(CNSNews.com) - The U.S. Conference of Catholic Bishops, responding to calls that they discipline pro-abortion Catholic politicians, has established a commission to consider whether the public figures can be excommunicated, according to individuals monitoring this week's autumn convention of the bishops in Washington, D.C.
The politicians in question include Democratic presidential candidates John Kerry and Dennis Kucinich.
"This was not something that was on the agenda, but was brought up and...the first steps are being taken to seat this committee," said Joe Giganti, spokesman for the American Life League's Crusade for the Defense of Our Catholic Church, which Monday launched an ad campaign to try to persuade the bishops to take action.
Judie Brown, president of the American Life League, said the commission was approved Monday night and Dallas, Texas, Bishop Joseph Galante was selected to head the panel.
"Something had to be done with these pro-abortion politicians who claim to be Catholic," Brown said. "For 30 years, hundreds of pro-abortion Catholic politicians have created scandal in the church, and I think the bishops have finally determined that they are going to deal with this, and that is why this commission was created."
The American Life League has identified 412 state and federal politicians nationwide who have identified themselves as Catholic while also supporting abortion rights.
Sen. Kerry (D-Mass.) and Rep. Kucinich (D-Ohio) both adhere to the Catholic Church's opposition to capital punishment but are at odds with the church over abortion. Telephone calls to both presidential campaign offices went unreturned Tuesday, but Kerry's campaign website clarifies the senator's position on abortion.
In defending the right of women "to control their own bodies, their own lives and their own destinies," Kerry's website boasts: "He recently announced he will support only pro-choice judges to the Supreme Court.""
Brown pointed out: "What's really strange about Kucinich in particular is that for years, he claimed he was pro-life. When he decided to run for president, he had a conversion experience."
In fact, Kucinich's presidential campaign website acknowledges the conversion.
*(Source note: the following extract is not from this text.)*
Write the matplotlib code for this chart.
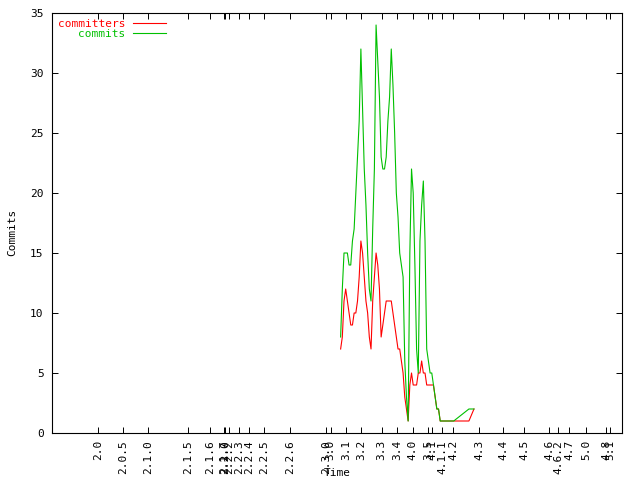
import numpy as np
import matplotlib
matplotlib.use("Agg")
import matplotlib.pyplot as plt

# time axis in weeks since start of the project history
weeks = [171, 172, 173, 174, 175, 176, 177, 178, 179, 180,
         181, 182, 183, 184, 185, 186, 187, 188, 189, 190,
         191, 192, 193, 194, 195, 196, 197, 198, 199, 200,
         201, 202, 203, 204, 205, 206, 207, 208, 209, 210,
         211, 212, 213, 214, 215, 216, 217, 218, 219, 220,
         221, 222, 223, 224, 225, 226, 227, 228, 229, 230,
         231, 238, 247, 250]

commits = [8, 12, 15, 15, 15, 14, 14, 16, 17, 20,
           23, 26, 32, 27, 22, 19, 15, 12, 11, 17,
           22, 34, 31, 28, 23, 22, 22, 23, 26, 28,
           32, 29, 25, 20, 18, 15, 14, 13, 6, 3,
           1, 15, 22, 20, 14, 7, 5, 16, 19, 21,
           16, 7, 6, 5, 5, 4, 3, 2, 2, 1,
           1, 1, 2, 2]

committers = [7, 8, 11, 12, 11, 10, 9, 9, 10, 10,
              11, 13, 16, 15, 13, 11, 10, 8, 7, 11,
              13, 15, 14, 12, 8, 9, 10, 11, 11, 11,
              11, 10, 9, 8, 7, 7, 6, 5, 3, 2,
              1, 4, 5, 4, 4, 4, 5, 5, 6, 5,
              5, 4, 4, 4, 4, 4, 3, 2, 2, 1,
              1, 1, 1, 2]

release_weeks = [27.1, 41.9, 57.1, 80.7, 93.6, 102.0, 102.7, 105.0, 111.0, 116.9,
                 125.8, 141.0, 162.3, 165.1, 174.2, 183.1, 195.3, 204.6, 213.7, 222.6,
                 225.1, 231.2, 237.7, 253.0, 267.4, 279.8, 294.6, 299.9, 306.5, 316.4,
                 328.2, 330.7]
release_labels = ["2.0", "2.0.5", "2.1.0", "2.1.5", "2.1.6", "2.1.7", "2.2.0", "2.2.2", "2.2.3", "2.2.4",
                  "2.2.5", "2.2.6", "2.3.0", "3.0", "3.1", "3.2", "3.3", "3.4", "4.0", "3.5",
                  "4.1", "4.1.1", "4.2", "4.3", "4.4", "4.5", "4.6", "4.6.2", "4.7", "5.0",
                  "4.8", "5.1"]

plt.rcParams['font.family'] = 'DejaVu Sans Mono'
plt.rcParams['font.size'] = 8

fig = plt.figure(figsize=(6.4, 4.8), dpi=100)
ax = fig.add_axes([52/640, 47/480, 570/640, 420/480])

ax.plot(weeks, committers, color='#ff0000', lw=0.8, label='committers')
ax.plot(weeks, commits, color='#00c000', lw=0.8, label='commits')

ax.set_xlim(0, 337.7)
ax.set_ylim(0, 35)
ax.set_yticks(np.arange(0, 36, 5))
ax.set_xticks(release_weeks)
ax.set_xticklabels(release_labels, rotation=90, va='top', ha='center')

ax.tick_params(direction='in', top=True, right=True, length=4.3, width=0.7)
ax.tick_params(axis='x', pad=5)
ax.tick_params(axis='y', pad=6)
for s in ax.spines.values():
    s.set_linewidth(0.8)

leg = ax.legend(loc='upper left', bbox_to_anchor=(0.0, 1.0), frameon=False,
                markerfirst=False, handlelength=3.0, handletextpad=0.7,
                labelspacing=0.0, borderpad=0.3, borderaxespad=0.2,
                labelcolor='linecolor')

fig.text(12/640, 1 - 232/480, 'Commits', rotation=90, ha='center', va='center')
fig.text(337/640, 1 - 473/480, 'Time', ha='center', va='center')

fig.savefig('out.png', dpi=100)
"I've had a journey on this issue that a year ago, before I became a candidate for president, caused me to break from a voting record that had not been pro-choice," Kucinich's website states. "After hearing from many women in my own life, and from women and men in my community and across the country, I began a more intensive dialogue on the issue. A lot of women opened their hearts to me. That dialogue led me to wholeheartedly support a woman's right to choose."
Kucinich added: "A woman can't be free unless she has this right."
The Catholic Church's Code of Canon Law 915 specifies that: "Those upon whom the penalty of excommunication or interdict has been imposed or declared, and others who obstinately persist in manifest grave sin, are not to be admitted to Holy Communion.""
The controversy involving pro-abortion Catholics has not been isolated to Democrats. Former Pennsylvania Republican Gov. Tom Ridge, who currently serves in the Bush administration as Secretary of the Department of Homeland Security, clashed with his own bishop in Erie, Pa., over the issue in 1999.
Ridge, a former altar boy and regular churchgoer, according to a Detroit News article, was told by Bishop Donald Trautman that he would not be allowed to speak at church events because of his support of abortion rights.
Later, when he was mentioned as a possible vice presidential running mate to George W. Bush, Ridge's dispute with Trautman was seen as a potential turn-off for Catholic voters and viewed as a factor in Ridge being eliminated from the running.
"It's obviously pretty difficult for me because it puts me at odds with my faith community," Ridge said during the controversy.
William Donohue, president of the Catholic League, described as the nation's largest Catholic civil rights organization, believes the bishops have "been getting enough heat from the people who pay the bills who are the orthodox Catholics" to look at possible changes in the way the church treats pro-abortion Catholic politicians.
"And there are enough bishops themselves who are up in arms over this thing. It's become a running joke within the Catholic community," Donohue said.
However, Donohue cautioned that if the bishops decide to establish a tougher policy on abortion, they might eventually have to deal with other thorny issues as well.
"When you go down the line of excommunication, denying the sacraments in public and things of that nature, you've opened up the door to those people who are going to say, 'Well, what about this guy who differs with the Catholic Church about the death penalty?'"
Still, Donohue said: "There's nothing that rivals the interest that the church must have about protecting innocent human life. It trumps farmers' rights, the economy and the environment.
"The fact that [the bishops are] moving in this direction, that they're being nudged to respond, I think is encouraging."